Gibt es zwischen DirectX 9 und DirectX 11 in Far Cry 3 einen grossen Unterschied? Ich könnte natürlich die Einstellungen heruntersetzen und in DirectX 11 spielen, aber dann habe ich vielleicht mit DirectX 9 und den höchsten Einstellungen ein besserers Ergebnis.

Ach ja, ich habe eine Sapphire HD 7870 Grafikkarte.


----------



## Rabowke (14. Dezember 2012)

Hmm ... deaktivier mal die Kantenglättung, das hat bei mir einen großen Performancegewinn gebracht.
Was hast du denn für ein restliches System?

Denn im DX11 Modus + alles auf Ultra sowie 4x AA läuft es bei mir zähflüssig, stockt bzw. ruckelt aber nicht. Ich spiels mit einem i7 2600K und einer GTX 570, soooo schlecht sind ja ATI Grafikkarten nun auch nicht. 

Neueste Treiber installiert?


----------



## Herbboy (14. Dezember 2012)

Bei FC3 (wie bei an sich jedem Spiel) frisst vor allem das MSAA (Anti-Alias) enorm Leistung - stell das mal auf 2x oder 4x, da siehst Du eh keinen Unterschied beim SPielen im Vergleich zu 8x

MSAA findest Du im Menü "Grafik", nicht bei "Grafikoptionen"

Ich selber hab eine AMD 7950 und kann es bei 2x oder 4x MSAA auch auf ultra ruckelfrei spielen, obwohl ich noch nen ältweren Quadcore habe. Auf 8x MSAA hab ich da auch nur 20-30FPS, aber schon mit 4x geht es direkt auf 40-50FPS und mehr hoch - d.h. grad von 4x nach 8x ist der Sprung massiv.

Und auf "nur" hoch oder sehr hoch sieht es zudem auch fast identisch aus wie Ultra, auf zB "hoch" fehlt halt zB etwas der Vegation, die weit im Hintergrund ist. Mit hoch oder sehr hoch hab ich dann bei 2x oder 4x MSAA ca 50-60 FPS.


Mit ner AMD 7870 haste natürlich jeweils was weniger, aber es sollte an sich kein Problem sein, es zumindest auf hoch ruckelfrei zu spielen mit 2x oder 4x MSAA.


----------



## Helveticus1 (15. Dezember 2012)

Ich danke euch. Dann werde ich es wohl doch mal mit DirectX 11 versuchen und die Einstellungen niedriger setzten. MSAA ist bereits auf 4x, werde es mal auf 2x probieren. Vielleicht werde ich auch PostFX reduzieren, das ist auch auf maximal.

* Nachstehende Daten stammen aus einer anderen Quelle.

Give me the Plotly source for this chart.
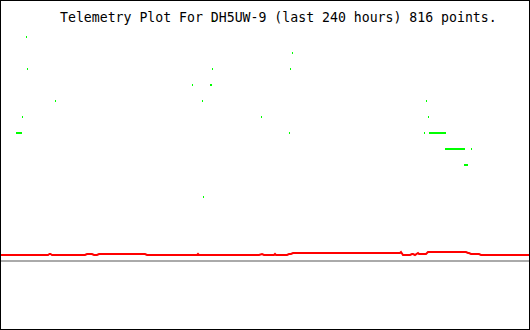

Vermindert RadeonPro die Framerate? Wollte dies nämlich auch installieren.

Weiterhin habe ich irgendwo gelesen, dass man mit RadenPro SweetFX unter DirectX 11 in Far Cry 3 nutzen kann. Bei mir funktioniert sonst SweetFX unter DirectX 11 nicht.

Gibt es da auch eine Möglichkeit ein ganzen SweetFX Profil zu laden anstatt alles mit den Reglern festzulegen?

Weiterhin habe ich gehört, dass man mit SweetFX SMAA aktivieren kann und dafür MSAA deaktivieren. Bringt das was?


----------



## Herbboy (15. Dezember 2012)

Also, testen schadet nix - ich persönlich kenne diese Tools leider gar nicht


----------



## Eol_Ruin (16. Dezember 2012)

SweetFX läuft momentan unter FC3-DX11 leider nicht.
Aber mit RadeonPro kann man wirklich unter DX11 SMAA nutzen - man kann es sogar per Hotkey ein- und ausschalten 

Und komplette SweetFX-Profile gibts im Netz zuhauf. Manche mit SMAA, manche ohne. Einfach nach "sweetfx far cry 3" googlen.
Auch auf der PCGH-Seite gibts einen Artikel mit 3 Presets:
Far Cry 3: SweetFX- und Standard-Grafik im interaktiven Vergleich

Welche Profile allerdings gut aussehen kann ich dir nicht sagen - hab FC3 selber nicht.

Und welche "Regler" von SweetFX meinst du?
Verwendest du irgendein Tool um die Werte zu ändern?


----------